The folly of expecting institutionalized funding
When a child is raised, we provide them with a home, food, education, love and encouragement. Within a couple decades, give or take, the kid grows up and is expected to care for itself.
You can’t really expect the same of federally funded ventures.
Yes, sometimes research and education ventures support themselves after the funding runs out. But it doesn’t often work like that. Organizations are not people. (Even if Mitt Romney and the Supreme Court attempt to claim otherwise.)
If an agency wants something, then they can fund it. But when they stop funding it, then they’re saying that they don’t want it anymore. But it’s a grandiose hope that a funded venture can somehow exist in perpetuity because it was funded for a while.
NESCent, the National Evolutionary Synthesis Center, was funded for ten years.
Today was @NESCent last day. Great work came out of this center over the years #Evol2015 pic.twitter.com/TTIeqM7mx1
— Corrie Moreau (@CorrieMoreau) June 30, 2015
NCEAS, the National Center for Ecological Synthesis and Analysis, had fifteen years of federal funding. NCEAS continues to exist, in a reduced and altered form, on the basis of philanthropic donors.
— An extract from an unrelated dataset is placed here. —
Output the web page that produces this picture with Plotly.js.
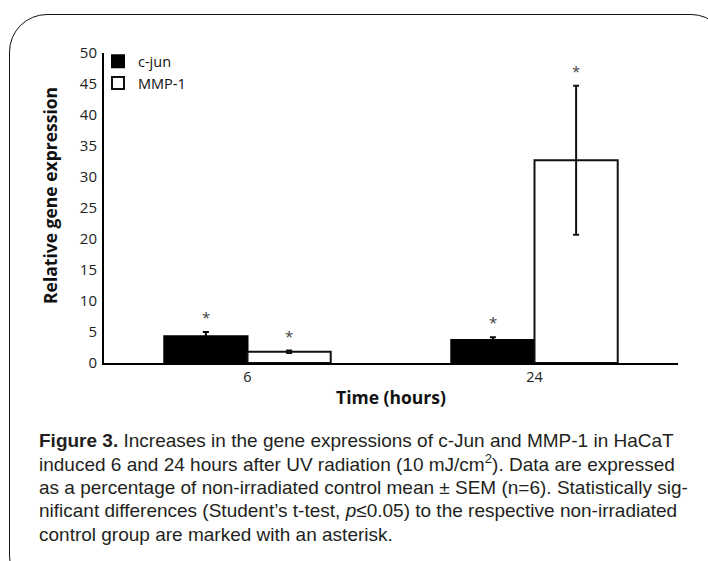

And nowadays there’s the SYSYNC, the national Socio-Environmental Synthesis Center, a more recent creation.
Even if these centers are ephemeral, then I think their existence is still worth the cost.
But expecting research centers like these to persist after NSF funds run out is overly optimistic. For example, NSF has funded a bunch of CRESTs (Centers of Research Excellence in Science and Technology). At least to some extent, they expected these centers to continue bringing in funds after federal funding runs out:
The ability of CREST Centers to leverage funding from federal, state and local agencies, as well as to foster industrial and academic collaborations, as part of a sustainable research enterprise, is an important outcome.
Of all the CREST-funded centers out there, how many have kept going when the dollars ran out?
I’m also thinking about LS-AMP. Students from underrepresented groups have long enjoyed support of the Louis Stokes Alliances for Minority Participation (LS-AMP). The individual amount of funding that students receive to do projects under AMP isn’t huge, but at least on our campus has a huge positive effect on participants. I’ve heard grumblings that there are expectations that our AMP programs need to find a way to continue running without federal support. Ummm. That’s somehow among me and my students and my university and our provost and our development office. Whenever the feds decide to stop funding our students., I don’t foresee the cash rolling in to support AMP from anywhere. Just sayin’.
AMP Alliance proposals are “expected to develop project sustainability plans for Alliance continuity without NSF funding.” How, exactly, are we supposed to do this?
Of course, it’s good to plan a strategy for continued success once funding runs out. It’s another thing to expect continuity without external support!
Let’s face it, ventures in science research and education aren’t built to attract enough donor support to continue as normal after federal funding expires. At least, that’s definitely the case for those operating in non-prestigious institutions with programs serving disadvantages students.
This notion has played out badly for the financial future of biological field stations. Stations can ramp up with external funds, but then have trouble persisting. It might be harder to work at field stations because of changes in our families and the rush-to-publish for new PhD students — but also, stations are getting more expensive as it’s getting harder to land federal funds for operations and large projects. If our country wants field stations, then it can fund them. If it doesn’t, then it won’t.
To fund something for a while, and then expect fiscal independence on the basis of philanthropy and the schmoozing ability of university personnel, is a little, um, overly hopeful.